Updated: Jun 14, 2021
The thing I hate about resumes is not writing the resume. Writing is easy and I say that not because I am a writer but because in doing so, you have options. Among the many, you can start by telling the truth about the work you’ve done. This will not only make you feel proud and accomplished but also make you realize, hey, I’ve got skills. Secondly, there are so many examples and formats available on the internet to follow that it’s almost impossible to go wrong. You can just close your eyes, point your finger, and go with whichever makes sense to you. No, the thing I hate about resumes is including the dates associated with each of the jobs.

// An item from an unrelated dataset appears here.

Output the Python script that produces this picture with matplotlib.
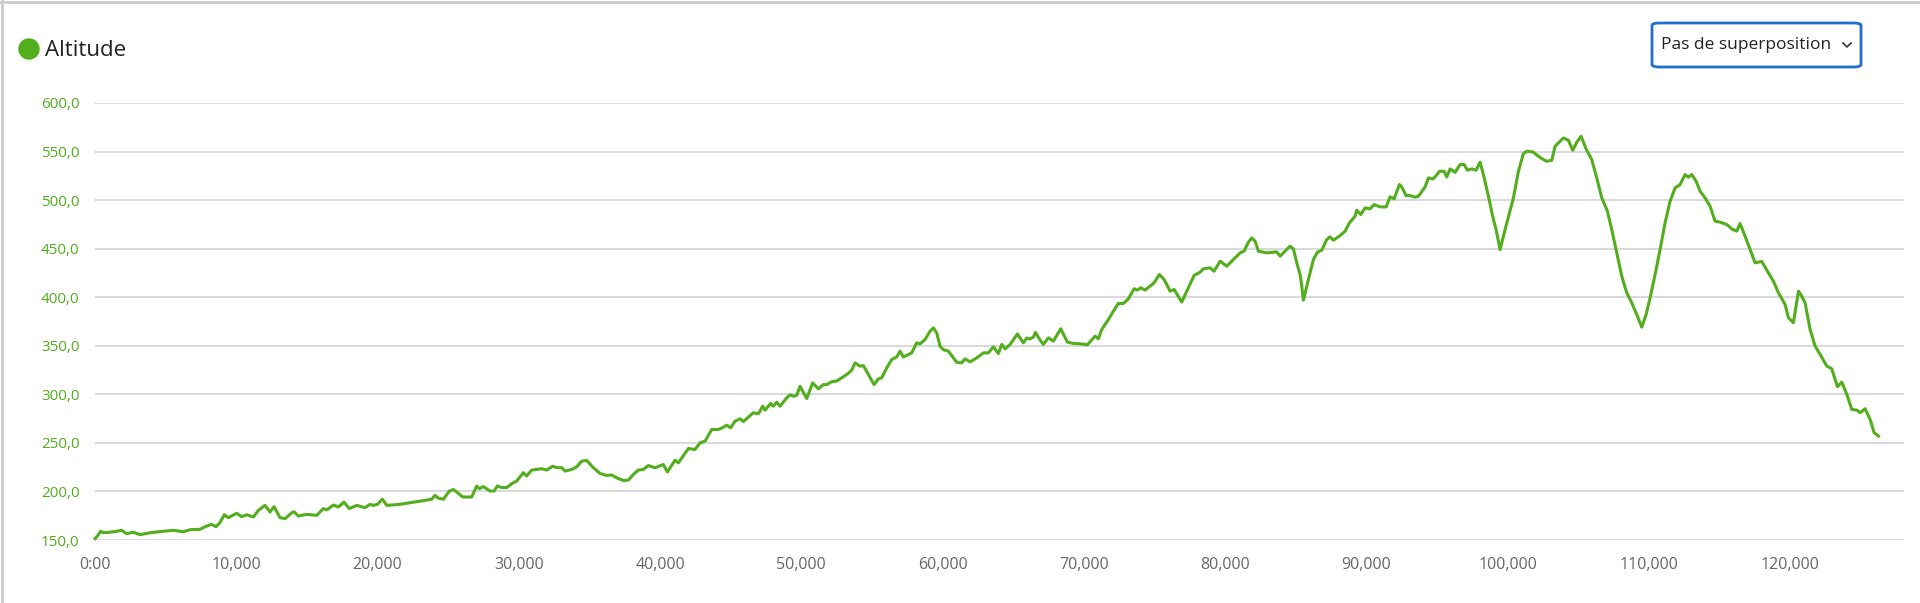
import matplotlib.pyplot as plt
from matplotlib.ticker import FuncFormatter, MultipleLocator
from matplotlib.patches import FancyBboxPatch, Circle
from matplotlib.lines import Line2D

plt.rcParams['font.family'] = ['Open Sans', 'DejaVu Sans']

green = "#52ae1c"
grid_gray = "#d3d3d3"

# distance along the track and altitude
distance = [
    0, 165, 401, 590, 1062, 1534, 1888, 2242, 2714, 3186, 3894, 4838, 5546, 6254,
    6726, 7434, 7906, 8260, 8567, 8850, 9157, 9440, 9747, 10030, 10384, 10738,
    11210, 11564, 12036, 12390, 12673, 13098, 13452, 13924, 14089, 14396, 14986,
    15694, 16166, 16402, 16874, 17228, 17629, 18007, 18526, 19116, 19470, 19706,
    19989, 20343, 20650, 21594, 22302, 23246, 23836, 24072, 24308, 24662, 25087,
    25370, 25724, 26031, 26668, 27022, 27211, 27494, 27966, 28250, 28486, 28792,
    29146, 29500, 29854, 30326, 30562, 30916, 31624, 31978, 32403, 32686, 33040,
    33276, 33748, 34102, 34456, 34810, 35282, 35754, 36226, 36580, 36934, 37406,
    37760, 38114, 38468, 38822, 39176, 39648, 40238, 40521, 41064, 41300, 42008,
    42480, 42834, 43188, 43660, 44132, 44368, 44722, 45005, 45312, 45666, 45902,
    46610, 46964, 47271, 47436, 47837, 48026, 48262, 48498, 48970, 49206, 49442,
    49678, 49914, 50386, 50810, 51212, 51566, 51802, 52156, 52510, 53218, 53572,
    53808, 54162, 54398, 54752, 55153, 55460, 55696, 56050, 56404, 56758, 56994,
    57230, 57820, 58174, 58410, 58764, 59118, 59354, 59590, 59826, 60062, 60416,
    60770, 61006, 61360, 61596, 61950, 62422, 62894, 63248, 63602, 63956, 64192,
    64428, 64782, 65301, 65726, 65962, 66198, 66434, 66576, 66906, 67142, 67496,
    67850, 68369, 68841, 69266, 69738, 70257, 70800, 71036, 71272, 71674, 72099,
    72453, 72807, 73161, 73562, 73798, 74034, 74341, 74978, 75355, 75686, 76111,
    76394, 76937, 77409, 77810, 78235, 78471, 78943, 79226, 79651, 80123, 80595,
    81067, 81350, 81657, 81893, 82129, 82365, 82955, 83663, 83899, 84253, 84607,
    84843, 85079, 85315, 85433, 85551, 85905, 86259, 86542, 86849, 87203, 87439,
    87675, 88147, 88501, 88808, 89209, 89327, 89610, 89917, 90271, 90554, 90979,
    91404, 91687, 91970, 92348, 92513, 92820, 93103, 93457, 93693, 94165, 94401,
    94708, 94873, 95180, 95510, 95699, 95935, 96289, 96643, 96926, 97162, 97469,
    97776, 98060, 98294, 98648, 99002, 99191, 99474, 99828, 100418, 100772,
    101126, 101362, 101787, 102188, 102542, 102778, 103132, 103368, 103722,
    103958, 104312, 104619, 104902, 105209, 105563, 105964, 106318, 106672,
    107073, 107380, 107734, 108088, 108442, 108796, 109150, 109504, 109811,
    110094, 110448, 110802, 111156, 111510, 111864, 112218, 112572, 112808,
    113044, 113351, 113634, 113988, 114342, 114696, 115050, 115522, 115876,
    116230, 116466, 116820, 117221, 117528, 118000, 118354, 118826, 119180,
    119652, 119888, 120242, 120431, 120596, 120832, 121068, 121422, 121776,
    122130, 122602, 122956, 123357, 123664, 124018, 124372, 124726, 124962,
    125316, 125670, 125954, 126260,
]
altitude = [
    151.4, 154, 159, 157.5, 158, 159, 160, 156.5, 158, 155.5, 157.5, 159, 160, 158.5,
    160.6, 161, 164.4, 166, 163.7, 168, 176, 173, 175.4, 177.5, 174, 176,
    173.7, 180.5, 185.7, 178.8, 184.3, 173, 172, 178, 179, 174.7, 176.4,
    175.4, 182.3, 181, 186, 184, 189, 182.3, 185.7, 183.3, 186.7, 185.7,
    186.7, 192, 185.7, 186.7, 188.4, 190.5, 192, 196, 193, 192, 200.4,
    202, 198, 194.3, 194.3, 205.6, 202.9, 205, 200.4, 200.4, 205.6, 204,
    204, 208, 210.7, 219.3, 216, 222, 223.4, 222, 226, 224.5, 224.5,
    221, 222.6, 225.4, 231.2, 231.9, 224.4, 218.5, 216.5, 217, 214, 211.3,
    211.7, 217.5, 222, 222.6, 226.7, 224.4, 227.8, 220, 232.2, 229.5, 244.2,
    243.2, 250, 251.8, 263.8, 263.8, 265.2, 268.3, 265.5, 272.4, 274.8, 272,
    281, 280, 287.8, 283.7, 290.6, 287.8, 291.9, 287.8, 296.4, 299.5, 298,
    299, 308.3, 295.7, 311.8, 305.6, 310, 310, 313, 313.7, 320.4, 324.8,
    332.4, 329, 329.6, 320.4, 310, 315.9, 317, 327.2, 335.8, 338.5, 344.4,
    338.5, 342.7, 353, 352, 356.4, 365, 368.4, 363.3, 349.5, 346, 344.4,
    337.5, 333, 332.4, 336.5, 333.4, 337.5, 342.7, 342.7, 348.9, 342, 351.3,
    346.8, 351.3, 362.2, 353, 358, 357, 359, 363.8, 356, 351.4, 358.2,
    354.8, 367.5, 353.8, 352.4, 352, 351, 360, 357.2, 366.8, 375.4, 385.7,
    393.6, 393.6, 398.4, 408.7, 407.3, 409.7, 407.3, 414.8, 423.4, 418.3, 406.3,
    408, 395, 409.7, 422.4, 425.8, 429.2, 430.3, 426.8, 437.1, 432, 438.8,
    445.7, 447.4, 456.7, 461.1, 457.7, 447.4, 445.7, 446.7, 442.3, 447.4, 452.6,
    449.8, 435.4, 423.4, 411.4, 397, 418.3, 438.8, 446.4, 448.4, 459.4, 462.2,
    458.7, 463.5, 468, 476.6, 483.4, 489.6, 485.1, 492, 491, 495.4, 493,
    493, 503.3, 501.3, 516, 513.6, 504.7, 504.7, 503, 504, 513.6, 522.9,
    521.8, 523.9, 529.7, 529.7, 523.9, 532.1, 528.7, 536.6, 536.6, 530.8, 532.1,
    530.8, 539, 526.3, 504, 480, 469.7, 449.1, 469.7, 502.3, 529.7,
    548, 550.3, 549.6, 545.2, 541.7, 540, 541, 555.5, 560.6,
    564, 561.6, 551.3, 559.6, 565.7, 552.7, 541.7, 522.9, 502.3,
    488.6, 469.7, 445.7, 421.7, 404.5, 394.2, 382.2, 369.2, 382.2,
    399.4, 423.4, 449.1, 476.6, 498.9, 512.6, 516, 526.3, 523.5,
    526.3, 519.4, 509.2, 502.3, 493.7, 478.3, 477.3, 474.9, 470.4,
    468, 475.9, 462.8, 447.4, 435.4, 436.8, 427.9, 416.5, 404.5,
    392.5, 378.8, 373.7, 390.8, 406.3, 401.1, 394.2, 366.8, 349.7,
    341.1, 329.1, 326.3, 307.8, 312.6, 300, 284.5, 283.8, 281.1,
    285.2, 274.2, 260.5, 257,
]

y_ticks = [150, 200, 250, 300, 350, 400, 450, 500, 550, 600]
x_max = 128070


def fmt_x(v, pos):
    if v == 0:
        return "0:00"
    return f"{int(v):,}"


def fmt_y(v, pos):
    return f"{v:.1f}".replace(".", ",")


fig = plt.figure(figsize=(19.2, 6.03), dpi=100)
ax = fig.add_axes([95 / 1920, 63 / 603, 1809 / 1920, 437 / 603])

ax.plot(distance, altitude, color=green, linewidth=2.2, solid_joinstyle="round", clip_on=False)

ax.set_xlim(0, x_max)
ax.set_ylim(150, 600)
ax.set_yticks(y_ticks)
ax.xaxis.set_major_locator(MultipleLocator(10000))
ax.xaxis.set_major_formatter(FuncFormatter(fmt_x))
ax.yaxis.set_major_formatter(FuncFormatter(fmt_y))

ax.grid(axis="y", color=grid_gray, linewidth=1.2)
ax.set_axisbelow(True)
for s in ax.spines.values():
    s.set_visible(False)
ax.tick_params(axis="both", length=0)
ax.tick_params(axis="y", colors=green, labelsize=11, pad=11)
ax.tick_params(axis="x", colors="#666666", labelsize=11.5, pad=12)

# legend dot and title (dot placed in inches from the lower left corner)
dot = Circle((29 / 100, (603 - 49) / 100), 0.1, transform=fig.dpi_scale_trans,
             color=green, zorder=5)
fig.patches.append(dot)
fig.text(45 / 1920, 1 - 50 / 603, "Altitude", fontsize=16, color="#222222", va="center", ha="left")

# dropdown box
box = FancyBboxPatch((1652 / 1920, 1 - 67 / 603), 209 / 1920, 44 / 603,
                     boxstyle="round,pad=0,rounding_size=0.004", transform=fig.transFigure,
                     facecolor="white", edgecolor="#1e6fd1", linewidth=2)
fig.patches.append(box)
fig.text(1661 / 1920, 1 - 45 / 603, "Pas de superposition", fontsize=12.5, color="#222222",
         va="center", ha="left")
fig.lines.append(Line2D([1843 / 1920, 1847 / 1920, 1851 / 1920],
                        [1 - 43 / 603, 1 - 47 / 603, 1 - 43 / 603],
                        transform=fig.transFigure, color="#333333", linewidth=1.2))

# frame lines at top and left
fig.lines.append(Line2D([0, 1], [1 - 1.5 / 603, 1 - 1.5 / 603], transform=fig.transFigure,
                        color="#cccccc", linewidth=2))
fig.lines.append(Line2D([1.5 / 1920, 1.5 / 1920], [0, 1], transform=fig.transFigure,
                        color="#cccccc", linewidth=2))

plt.savefig("out.png", dpi=100)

Dates, date you. Either you’re too young or too old. Dates become the wielding tool, a sword of sorts to whoever has the authority to decide the direction with which your resume will follow; either into the next set of hands on the hiring chain or the trash basket. The other thing about dates is, once you’ve collected enough of them – who can remember when what happened, it just did – and believe me if I say I did the job then, I did the job. What difference does it really make when I did the job? I got the juice so let us stay in the carpe diem.
During my mom’s era, the resume had two entries. The first was the job acquired right after graduating from college. Perhaps this was the starter job, just to get the ball rolling. The second entry was the real job, the one that grew out of your major, more commonly known as landing a job in your field of study. From there, you got promotions. Up the ladder to the roof until it was time for retirement where by this time you had earned the badge of honor and a proverbial gold watch. Can you imagine! In those days, you didn’t just have a job, you had a career with all of the trimmings that go along with it.
Me on the other hand… my resume is so long I don’t even know where to begin. I remember a person much younger than myself once said, as she perused my resume, wow look at all of the jobs you’ve had. I chuckled as I replied, no, this is not what you want – get one job and stick with it. Now, however, I am proud of my long interesting, diverse, illustrious resume. It is more than a mere skill evaluator. Far from boring, my resume can be used as a conversational piece at cocktail parties, talking points for a class lecture, or for tactical purposes to be used whenever someone doubts my ability to do this, that, there, and the other. Just go ahead, try and call me an airhead and I’ll pull out my resume. Just don’t ask me to produce the dates.